Bien qu’il ait un temps été question d’interdire à tous ceux ayant exercé des responsabilités au sein du défunt parti unique, le RCD dissout en 2011, de participer à des élections, cette mesure a finalement été annulée en raison du manque de personnel politique qualifié au lendemain du changement de régime. Cela a permis à des milliers de cadres de l’ex-RCD, près de 40% des 57.000 candidats en lice, de figurer sur les listes électorales. La crainte est donc de voir les anciennes pratiques du régime à parti unique refaire surface, surtout que ces cadres ont été recrutés parmi les grandes familles et notabilités locales, qui n’ont pas beaucoup changé, selon Michael Ayari chercheur à l’International Crisis Group (ICG).
Cependant, l’espoir de voir un renouvellement du personnel politique au niveau local demeure. L’Instance supérieure indépendante pour les élections (ISIE) chargée de l’organisation des élections a annoncé le 23 février 2018 que près de 52,10 % des candidats sont âgés de moins de 35 ans et 23,83 % ont entre 36 et 45 ans. De plus, 49,3 % des candidats sont des femmes, même si 69,67 % des têtes de listes sont des hommes et seulement 30,33 % des femmes. Du point de vue de la composante partisane des 2.074 listes, 1 055 d’entre elles sont issues de partis, 860 sont indépendantes et 159 sont le fruit de coalitions. Cependant les observateurs, notent que les deux principaux partis politiques tunisiens, Nidaa Tounès, le parti du président Béji Caïd Essebsi et Ennahdha, d’obédience islamiste, pourraient remporter la majorité des municipalités étant les seuls à avoir pu présenter des listes dans toutes les villes du pays. À cela s’ajoute le fait que certaines listes indépendantes sans étiquette soient soupçonnées d’être affiliées officieusement à l’un ou l’autre des deux grands partis tunisiens, ce qui risque de faire de ces élections une simple formalité.

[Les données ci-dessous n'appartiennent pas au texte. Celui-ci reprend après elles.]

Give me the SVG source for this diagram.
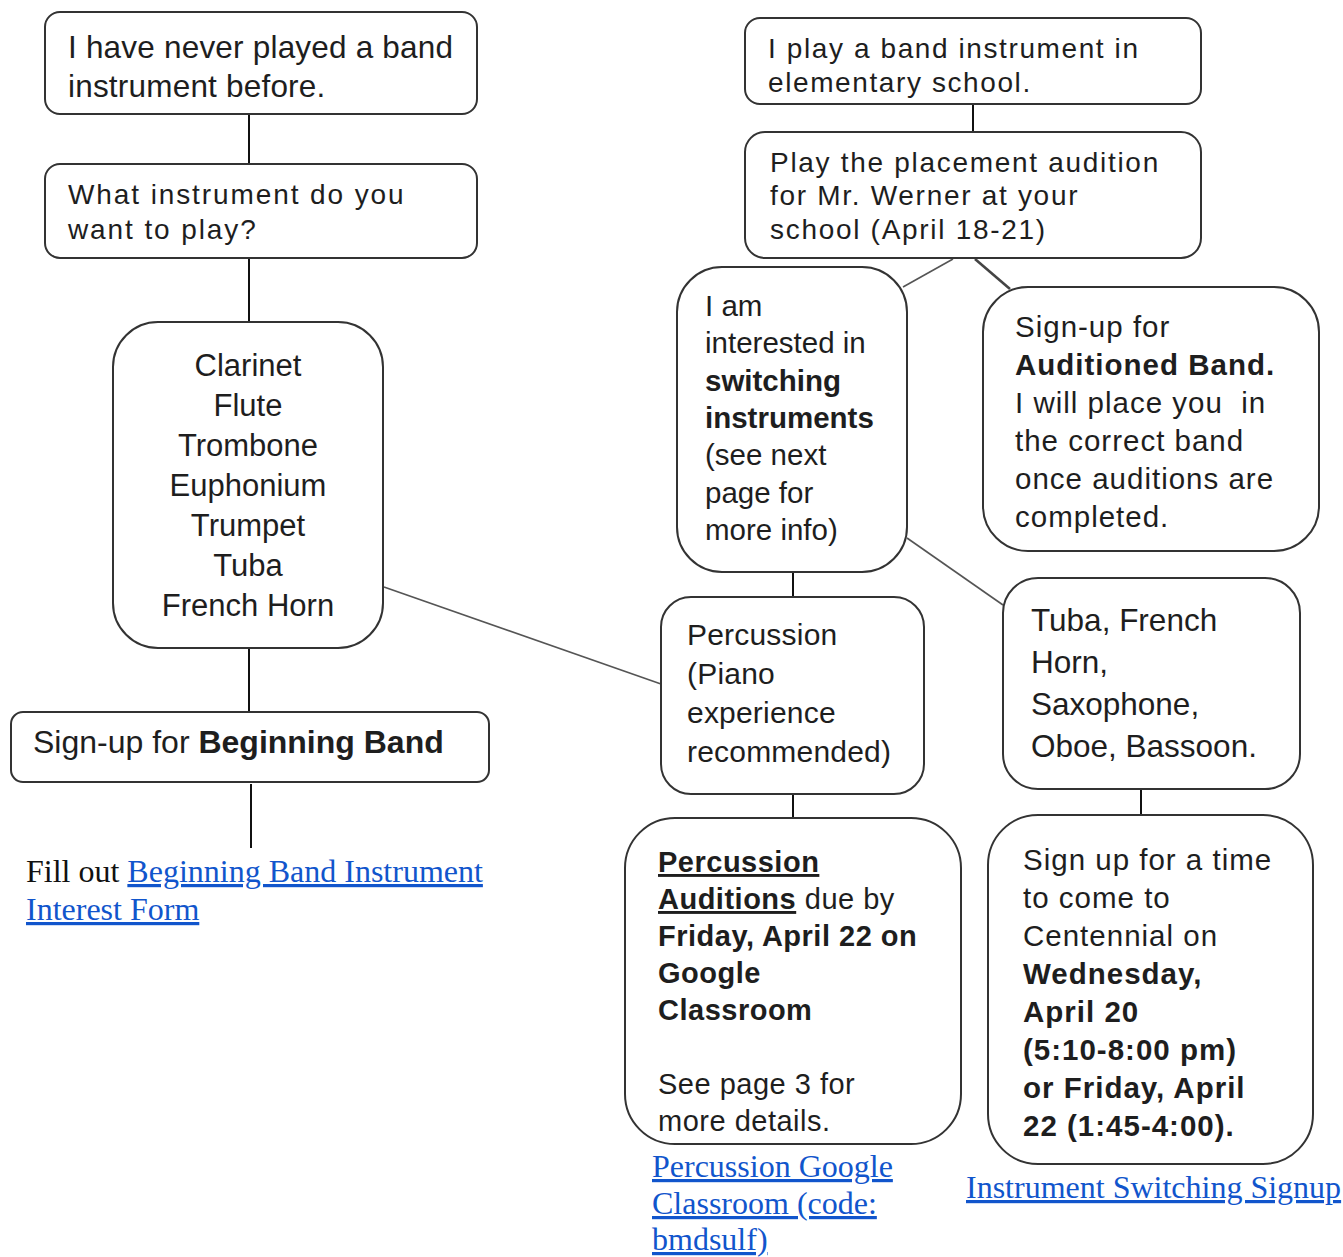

Mais quel que soit le taux de participation, la composante des listes électorales ou les formations vainqueurs des élections, une chose demeure certaine, les enjeux resteront les mêmes : dépasser la crise de gouvernance que vit le pays et amorcer un développement plus inclusif et plus équitable. Les futures municipalités feront face à de très grandes attentes. Des attentes à la mesure des espoirs nés au lendemain de la révolution.